White evangelical Christians have been one of Trump's strongest bases of support since the 2016 presidential election. Exit polling by Pew Research Center showed after the election that about 8 in 10 evangelical Christians had voted for Trump. But a survey by the non-partisan think tank found in June that somewhat less—72 percent—of white evangelicals approved of the job Trump was doing as president.

Graham, as one of the nation's most prominent evangelical Christian leaders, is seen as a key influencing voice to maintain the president's support from white evangelicals ahead of the November election. Graham recently claimed in an interview with Christian Broadcasting Network (CBN) that Democrats are "opposed to faith," despite Democratic presidential candidate Joe Biden being a devout Catholic.

Graham's niece Jerushah Duford publicly joined the anti-Trump pac The Lincoln Project last week, becoming a key member of its "Licoln Women" initiative. Duford told Newsweek at the time that she had not discussed her decision with her uncle but that his public support for Trump had influenced her decision.

Duford said she felt like "a homeless evangelical" due to the broad support within the Christian community for the president, who she sees as opposed to the values she was raised with. "The world is watching and when church leaders hold Trump up as a representative of our faith, the damage to the gospel is immense," she told Newsweek. "The world sees the hypocrisy, and the result is them wanting nothing to do with it."

Empsall shared a similar message with Newsweek. He said Christians "must live out the values of love, empathy, and peace in everything we do.
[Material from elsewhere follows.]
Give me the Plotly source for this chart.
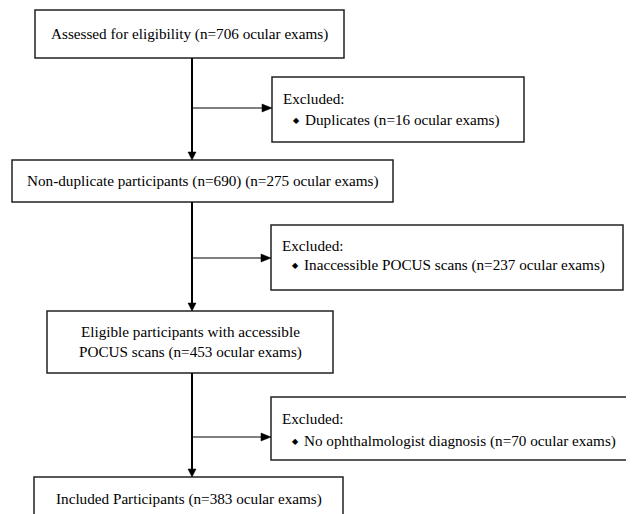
import plotly.graph_objects as go

# ---- data ----
main_labels = [
    "Assessed for eligibility (n=706 ocular exams)",
    "Non-duplicate participants (n=690) (n=275 ocular exams)",
    "Eligible participants with accessible<br>POCUS scans (n=453 ocular exams)",
    "Included Participants (n=383 ocular exams)",
]
excluded_header = "Excluded:"
excluded_items = [
    "Duplicates (n=16 ocular exams)",
    "Inaccessible POCUS scans (n=237 ocular exams)",
    "No ophthalmologist diagnosis (n=70 ocular exams)",
]

# ---- layout geometry (page pixels, y downward) ----
main_boxes = [(35, 344, 10, 58), (12, 393, 160, 202), (47, 333, 311, 373), (34, 343, 477, 540)]
excl_boxes = [(272, 524, 77, 142), (271, 623, 225, 290), (271, 633, 397, 460)]
excl_arrow_y = [108, 258, 437]
spine_x = 192
W, H = 634, 514
OFF = 8  # page body margin
FONT = "Liberation Serif, Times New Roman, serif"
FS = 15.2
LC = "#222222"

fig = go.Figure()
shapes, annots = [], []

def rect(b):
    x0, x1, y0, y1 = b
    shapes.append(dict(type="rect", x0=x0, x1=x1, y0=y0, y1=y1, xref="x", yref="y",
                       line=dict(color=LC, width=1.5), fillcolor="white", layer="above"))

for b in main_boxes:
    rect(b)
for b in excl_boxes:
    rect(b)

# vertical spines with down arrowheads
for i in range(3):
    ytop = main_boxes[i][3]
    ybot = main_boxes[i + 1][2]
    shapes.append(dict(type="line", x0=spine_x, x1=spine_x, y0=ytop, y1=ybot - 6,
                       line=dict(color="black", width=2)))
    shapes.append(dict(type="path",
                       path=f"M {spine_x-4},{ybot-8} L {spine_x+4},{ybot-8} L {spine_x},{ybot} Z",
                       fillcolor="black", line=dict(color="black", width=0.5)))

# horizontal arrows to exclusion boxes
for b, y in zip(excl_boxes, excl_arrow_y):
    xe = b[0]
    shapes.append(dict(type="line", x0=spine_x, x1=xe - 8, y0=y, y1=y,
                       line=dict(color="black", width=1.2)))
    shapes.append(dict(type="path",
                       path=f"M {xe-10},{y-4} L {xe-10},{y+4} L {xe},{y} Z",
                       fillcolor="black", line=dict(color="black", width=0.5)))

# main box texts
main_text_y = [34, 181, 342, 499]
for (x0, x1, y0, y1), lab, ty in zip(main_boxes, main_labels, main_text_y):
    annots.append(dict(x=(x0 + x1) / 2, y=ty, text=lab, showarrow=False, xref="x", yref="y",
                       xanchor="center", yanchor="middle", align="center",
                       font=dict(family=FONT, size=FS, color="black")))

# exclusion texts
hdr_y = [98, 245, 418]
item_y = [120, 265, 441]
for b, item, hy, iy in zip(excl_boxes, excluded_items, hdr_y, item_y):
    annots.append(dict(x=b[0] + 9, y=hy, text=excluded_header, showarrow=False, xref="x", yref="y",
                       xanchor="left", yanchor="middle",
                       font=dict(family=FONT, size=FS, color="black")))
    annots.append(dict(x=b[0] + 19, y=iy, text="\u25C6", showarrow=False, xref="x", yref="y",
                       xanchor="left", yanchor="middle",
                       font=dict(family="DejaVu Sans", size=8, color="black")))
    annots.append(dict(x=b[0] + 31, y=iy, text=item, showarrow=False, xref="x", yref="y",
                       xanchor="left", yanchor="middle",
                       font=dict(family=FONT, size=FS, color="black")))

fig.update_layout(
    width=W, height=H, margin=dict(l=0, r=0, t=0, b=0),
    paper_bgcolor="white", plot_bgcolor="white",
    xaxis=dict(range=[OFF, W + OFF], visible=False, fixedrange=True),
    yaxis=dict(range=[H + OFF, OFF], visible=False, fixedrange=True),
    shapes=shapes, annotations=annots, showlegend=False,
)
fig.write_html("out.html")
That means working to remove an anti-life president who separates families, ignores the record death toll of COVID-19, abuses women, opposes religious freedom for non-Christians, and tries to divide us on racial lines whenever it profits him personally."

Updated September 2, 2020 at 2:14 p.m.: This article has been updated to clarify that Faithful America describes itself as the largest online community of Christians working for social justice.

Updated September 2, 2020 at 7:28 p.m.: A statement from Samaritan's Purse has been added.